Throw in a couple great double-tracked guitar solos, some more vocal trilling, and a video that really hits all the high points (Spaceships! Electricity! Giant spidercrabthings! That weird-looking dude with the moustache!), and in three and a half minutes,”I Believe in a Thing Called Love” made supposed classic rock lovers like Tenacious D look like rank amateur-poser-loser assholes by comparison. The best kind of tribute that can be paid to “Thing Called Love” to place it in the true ranks of its cock-rock brethren is that it continues to endure in the positive memories of everyone who was around for it when it came out, becoming a karaoke standard, a modern rock fixture and recently even a feature on VH1’s I Love the New Millennium.

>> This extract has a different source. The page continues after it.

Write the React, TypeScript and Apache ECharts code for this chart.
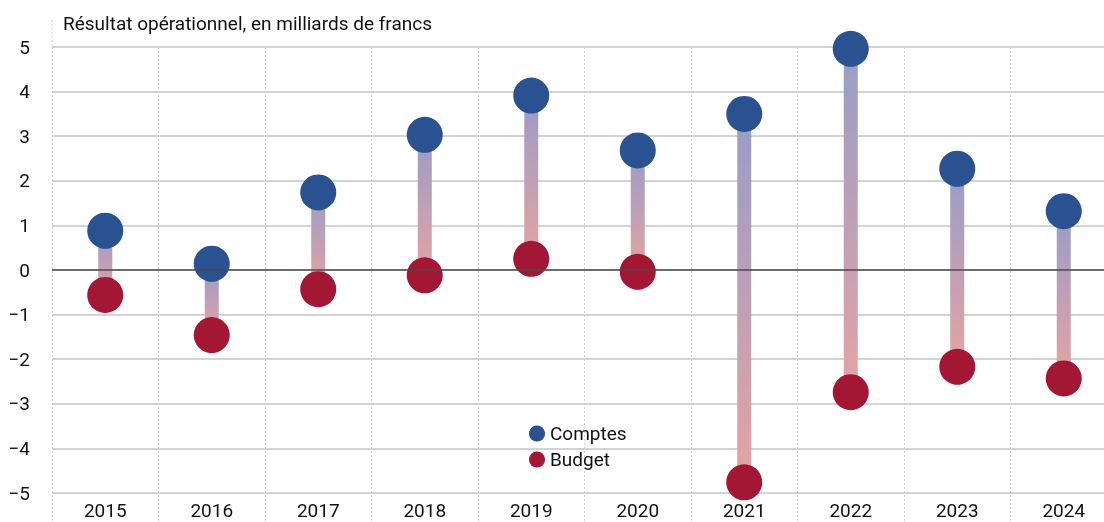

Even people who couldn’t name a single Boston or Styx song, and who wouldn’t normally come within half a mile of a mainstream rock radio station, still became converts at least for the duration of the song.

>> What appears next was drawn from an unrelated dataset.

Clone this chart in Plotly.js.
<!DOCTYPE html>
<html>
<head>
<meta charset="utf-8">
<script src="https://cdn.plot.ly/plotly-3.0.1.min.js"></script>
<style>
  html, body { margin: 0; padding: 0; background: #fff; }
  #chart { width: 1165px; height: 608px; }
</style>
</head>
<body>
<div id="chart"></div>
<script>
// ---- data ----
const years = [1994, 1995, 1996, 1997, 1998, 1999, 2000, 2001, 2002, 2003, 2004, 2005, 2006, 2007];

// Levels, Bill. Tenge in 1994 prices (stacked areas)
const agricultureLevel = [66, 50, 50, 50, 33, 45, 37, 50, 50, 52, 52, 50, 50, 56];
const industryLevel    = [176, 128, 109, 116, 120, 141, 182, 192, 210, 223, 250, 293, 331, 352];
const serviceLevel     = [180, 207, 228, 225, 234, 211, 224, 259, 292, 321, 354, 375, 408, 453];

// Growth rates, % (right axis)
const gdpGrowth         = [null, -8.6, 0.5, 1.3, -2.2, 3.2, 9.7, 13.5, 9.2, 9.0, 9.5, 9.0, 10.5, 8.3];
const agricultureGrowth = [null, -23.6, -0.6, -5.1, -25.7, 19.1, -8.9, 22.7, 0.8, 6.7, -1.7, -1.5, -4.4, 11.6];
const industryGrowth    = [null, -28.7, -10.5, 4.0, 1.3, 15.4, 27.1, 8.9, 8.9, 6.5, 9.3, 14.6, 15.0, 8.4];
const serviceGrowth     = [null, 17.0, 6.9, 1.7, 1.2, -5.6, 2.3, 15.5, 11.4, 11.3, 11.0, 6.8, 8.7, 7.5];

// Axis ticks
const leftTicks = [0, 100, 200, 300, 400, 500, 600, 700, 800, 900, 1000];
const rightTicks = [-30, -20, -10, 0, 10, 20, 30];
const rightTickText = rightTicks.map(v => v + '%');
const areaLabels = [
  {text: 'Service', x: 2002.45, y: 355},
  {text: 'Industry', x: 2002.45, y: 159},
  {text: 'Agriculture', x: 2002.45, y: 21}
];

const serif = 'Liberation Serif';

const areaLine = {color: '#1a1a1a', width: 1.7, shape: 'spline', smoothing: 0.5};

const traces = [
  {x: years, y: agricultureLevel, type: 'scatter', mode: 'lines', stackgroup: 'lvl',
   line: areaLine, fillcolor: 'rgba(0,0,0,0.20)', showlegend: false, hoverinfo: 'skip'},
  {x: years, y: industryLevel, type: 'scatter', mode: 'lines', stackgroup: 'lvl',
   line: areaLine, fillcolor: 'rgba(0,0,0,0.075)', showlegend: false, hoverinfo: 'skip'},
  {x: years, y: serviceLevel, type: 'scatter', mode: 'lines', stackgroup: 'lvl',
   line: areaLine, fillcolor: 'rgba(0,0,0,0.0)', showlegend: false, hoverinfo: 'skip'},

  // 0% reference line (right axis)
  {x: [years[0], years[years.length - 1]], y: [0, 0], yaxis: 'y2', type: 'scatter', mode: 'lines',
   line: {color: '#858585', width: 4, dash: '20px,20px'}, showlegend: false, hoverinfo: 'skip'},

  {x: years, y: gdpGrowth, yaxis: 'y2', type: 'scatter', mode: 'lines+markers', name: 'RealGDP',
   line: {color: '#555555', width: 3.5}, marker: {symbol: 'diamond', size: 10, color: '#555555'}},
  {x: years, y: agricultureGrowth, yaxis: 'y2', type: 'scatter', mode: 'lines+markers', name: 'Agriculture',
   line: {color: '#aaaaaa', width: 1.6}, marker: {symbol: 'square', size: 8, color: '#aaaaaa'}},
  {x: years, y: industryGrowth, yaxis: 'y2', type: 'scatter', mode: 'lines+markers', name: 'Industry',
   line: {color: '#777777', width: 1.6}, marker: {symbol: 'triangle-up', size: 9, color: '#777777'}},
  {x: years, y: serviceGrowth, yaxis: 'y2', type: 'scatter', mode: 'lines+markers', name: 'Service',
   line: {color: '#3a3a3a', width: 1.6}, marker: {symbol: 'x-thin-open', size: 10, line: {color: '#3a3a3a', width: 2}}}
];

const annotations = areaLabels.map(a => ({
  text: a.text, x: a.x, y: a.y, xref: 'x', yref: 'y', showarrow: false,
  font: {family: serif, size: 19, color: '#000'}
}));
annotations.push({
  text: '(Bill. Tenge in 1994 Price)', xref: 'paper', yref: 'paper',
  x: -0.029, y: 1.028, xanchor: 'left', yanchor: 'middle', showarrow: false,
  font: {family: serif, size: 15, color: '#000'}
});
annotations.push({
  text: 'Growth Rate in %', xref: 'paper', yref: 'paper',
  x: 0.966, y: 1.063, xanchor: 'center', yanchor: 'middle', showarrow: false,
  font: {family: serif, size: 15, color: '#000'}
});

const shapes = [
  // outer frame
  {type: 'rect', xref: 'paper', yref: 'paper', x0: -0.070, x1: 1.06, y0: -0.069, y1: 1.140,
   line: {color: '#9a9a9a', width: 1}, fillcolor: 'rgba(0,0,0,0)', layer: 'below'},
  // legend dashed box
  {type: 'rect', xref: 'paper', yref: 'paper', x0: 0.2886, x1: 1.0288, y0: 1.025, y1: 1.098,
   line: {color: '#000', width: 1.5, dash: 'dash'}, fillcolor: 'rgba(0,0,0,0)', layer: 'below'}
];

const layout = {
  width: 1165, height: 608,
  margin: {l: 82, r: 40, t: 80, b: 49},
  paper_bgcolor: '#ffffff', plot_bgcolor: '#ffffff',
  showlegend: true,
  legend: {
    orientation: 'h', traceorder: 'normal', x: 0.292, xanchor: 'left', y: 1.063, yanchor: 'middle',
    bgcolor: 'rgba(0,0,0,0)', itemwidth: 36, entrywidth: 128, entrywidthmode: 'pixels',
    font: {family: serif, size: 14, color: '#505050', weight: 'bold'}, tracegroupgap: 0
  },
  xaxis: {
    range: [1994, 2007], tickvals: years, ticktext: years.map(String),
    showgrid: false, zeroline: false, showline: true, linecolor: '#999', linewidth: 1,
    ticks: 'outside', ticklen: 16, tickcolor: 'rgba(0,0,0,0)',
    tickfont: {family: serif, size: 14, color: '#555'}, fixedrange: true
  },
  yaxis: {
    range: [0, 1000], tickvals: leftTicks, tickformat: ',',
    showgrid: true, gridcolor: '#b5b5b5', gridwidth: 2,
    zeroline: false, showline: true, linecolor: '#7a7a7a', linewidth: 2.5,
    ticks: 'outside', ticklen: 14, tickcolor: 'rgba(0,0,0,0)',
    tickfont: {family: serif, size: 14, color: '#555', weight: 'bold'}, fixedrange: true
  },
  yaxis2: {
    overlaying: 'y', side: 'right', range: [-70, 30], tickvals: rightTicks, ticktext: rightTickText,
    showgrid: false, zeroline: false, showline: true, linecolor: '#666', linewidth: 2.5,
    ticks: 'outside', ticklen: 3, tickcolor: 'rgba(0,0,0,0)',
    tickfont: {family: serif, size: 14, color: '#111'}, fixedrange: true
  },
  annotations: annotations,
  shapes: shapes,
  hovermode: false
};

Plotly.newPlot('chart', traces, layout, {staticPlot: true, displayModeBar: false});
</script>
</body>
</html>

Of course, anyone who thought this song was the beginning of a long, beautiful career is far more of a true believer than I could ever hope to be. The Darkness only achieved a minor follow-up hit off Permission to Land (the mildly clever though somewhat less righteous “Growing on Me”) in the US, and then they only released one more album (the significantly less buzzed-about, albeit brilliantly titled, One Way Ticket to Hell…And Back!) before lead singer Justin Hawkins entered rehab, and left the band. But for a band whose greatest arena rock fantasies were all realized in their first big hit, I don’t think anyone was terribly surprised to see the Darkness quickly flame out afterwards. After all, it’s not like Boston ever topped their first album, either.